_What is asked:_ Quote each line of the material verbatim, without the pictures.

[Rows from a dataset of charts and code]
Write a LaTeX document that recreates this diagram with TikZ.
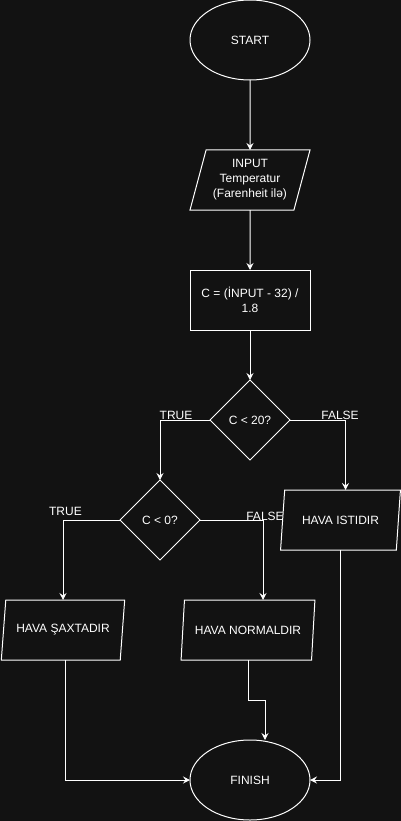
\documentclass[tikz,border=0pt]{standalone}
\usepackage{fontspec}
\setmainfont{Liberation Sans}
\usetikzlibrary{shapes.geometric,arrows.meta}
\definecolor{bgdark}{RGB}{18,18,18}
\tikzset{
    box/.style={draw=white,line width=1pt,text=white,inner sep=0pt,outer sep=0pt,align=center,
        font=\fontsize{12}{15}\selectfont},
    terminal/.style={box,ellipse,minimum width=120pt,minimum height=80pt},
    io/.style={box,trapezium,trapezium left angle=71.6,trapezium right angle=108.4,
        trapezium stretches=true,minimum width=#1,minimum height=60pt},
    process/.style={box,rectangle,minimum width=120pt,minimum height=60pt},
    decision/.style={box,diamond,aspect=1,minimum width=80pt,minimum height=80pt},
    flow/.style={draw=white,line width=1pt,-{Stealth[length=7pt,width=7pt,inset=2.5pt]}},
    lbl/.style={text=white,inner sep=0pt,font=\fontsize{12}{15}\selectfont},
}
\begin{document}
\begin{tikzpicture}[x=1pt,y=-1pt]
        \fill[bgdark] (0,0) rectangle (401,821);
        \useasboundingbox (0,0) rectangle (401,821);

        \node[terminal] (start) at (250,40) {START};
        \node[io=120pt] (input) at (250,180) {INPUT\\Temperatur\\(Farenheit ilə)};
        \node[process] (calc) at (250,300) {C = (İNPUT - 32) /\\1.8};
        \node[decision] (c20) at (250,420) {C < 20?};
        \node[decision] (c0) at (160,520) {C < 0?};
        \node[io=120pt] (hot) at (340.5,520) {HAVA ISTIDIR};
        \node[io=124pt] (cold) at (63,630) {HAVA ŞAXTADIR};
        \node[io=134pt] (normal) at (248,630) {HAVA NORMALDIR};
        \node[terminal] (fin) at (250,780) {FINISH};

        \node[lbl] (true1) at (176,415) {TRUE};
        \node[lbl] (false1) at (340,415) {FALSE};
        \node[lbl] (true2) at (65.5,511) {TRUE};
        \node[lbl] (false2) at (265,516) {FALSE};

        \draw[flow] (start.south) -- (input.north);
        \draw[flow] (input.south) -- (calc.north);
        \draw[flow] (calc.south) -- (c20.north);
        \draw[flow] (c20.west) -| (c0.north);
        \draw[flow] (c20.east) -| ([xshift=5pt]hot.north);
        \draw[flow] (c0.west) -| (cold.north);
        \draw[flow] (c0.east) -| ([xshift=15pt]normal.north);

        \draw[flow] ([xshift=2pt]cold.south) |- (fin.west);
        \draw[flow] (normal.south) -- ++(0,40) -| ([xshift=15pt]fin.north);
        \draw[flow] (hot.south) |- (fin.east);

        \end{tikzpicture}
\end{document}
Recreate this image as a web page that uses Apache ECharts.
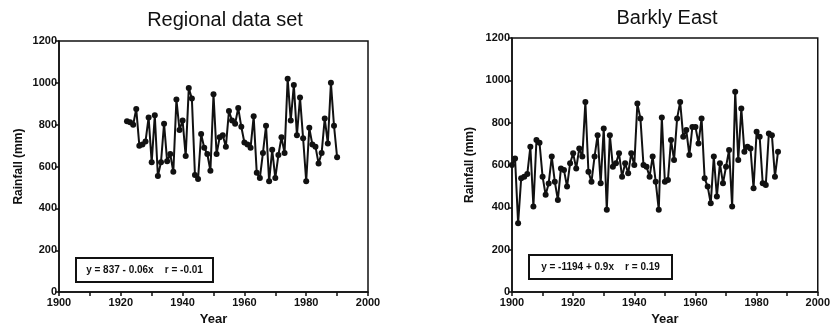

_Answer to this task:_
Write a LaTeX document that recreates this diagram with TikZ.
\documentclass[tikz,border=0pt]{standalone}
\usepackage{fontspec}
\setmainfont{Liberation Sans}
\usetikzlibrary{shapes.geometric,arrows.meta}
\definecolor{bgdark}{RGB}{18,18,18}
\tikzset{
    box/.style={draw=white,line width=1pt,text=white,inner sep=0pt,outer sep=0pt,align=center,
        font=\fontsize{12}{15}\selectfont},
    terminal/.style={box,ellipse,minimum width=120pt,minimum height=80pt},
    io/.style={box,trapezium,trapezium left angle=71.6,trapezium right angle=108.4,
        trapezium stretches=true,minimum width=#1,minimum height=60pt},
    process/.style={box,rectangle,minimum width=120pt,minimum height=60pt},
    decision/.style={box,diamond,aspect=1,minimum width=80pt,minimum height=80pt},
    flow/.style={draw=white,line width=1pt,-{Stealth[length=7pt,width=7pt,inset=2.5pt]}},
    lbl/.style={text=white,inner sep=0pt,font=\fontsize{12}{15}\selectfont},
}
\begin{document}
\begin{tikzpicture}[x=1pt,y=-1pt]
        \fill[bgdark] (0,0) rectangle (401,821);
        \useasboundingbox (0,0) rectangle (401,821);

        \node[terminal] (start) at (250,40) {START};
        \node[io=120pt] (input) at (250,180) {INPUT\\Temperatur\\(Farenheit ilə)};
        \node[process] (calc) at (250,300) {C = (İNPUT - 32) /\\1.8};
        \node[decision] (c20) at (250,420) {C < 20?};
        \node[decision] (c0) at (160,520) {C < 0?};
        \node[io=120pt] (hot) at (340.5,520) {HAVA ISTIDIR};
        \node[io=124pt] (cold) at (63,630) {HAVA ŞAXTADIR};
        \node[io=134pt] (normal) at (248,630) {HAVA NORMALDIR};
        \node[terminal] (fin) at (250,780) {FINISH};

        \node[lbl] (true1) at (176,415) {TRUE};
        \node[lbl] (false1) at (340,415) {FALSE};
        \node[lbl] (true2) at (65.5,511) {TRUE};
        \node[lbl] (false2) at (265,516) {FALSE};

        \draw[flow] (start.south) -- (input.north);
        \draw[flow] (input.south) -- (calc.north);
        \draw[flow] (calc.south) -- (c20.north);
        \draw[flow] (c20.west) -| (c0.north);
        \draw[flow] (c20.east) -| ([xshift=5pt]hot.north);
        \draw[flow] (c0.west) -| (cold.north);
        \draw[flow] (c0.east) -| ([xshift=15pt]normal.north);

        \draw[flow] ([xshift=2pt]cold.south) |- (fin.west);
        \draw[flow] (normal.south) -- ++(0,40) -| ([xshift=15pt]fin.north);
        \draw[flow] (hot.south) |- (fin.east);

        \end{tikzpicture}
\end{document}
Recreate this image as a web page that uses Apache ECharts.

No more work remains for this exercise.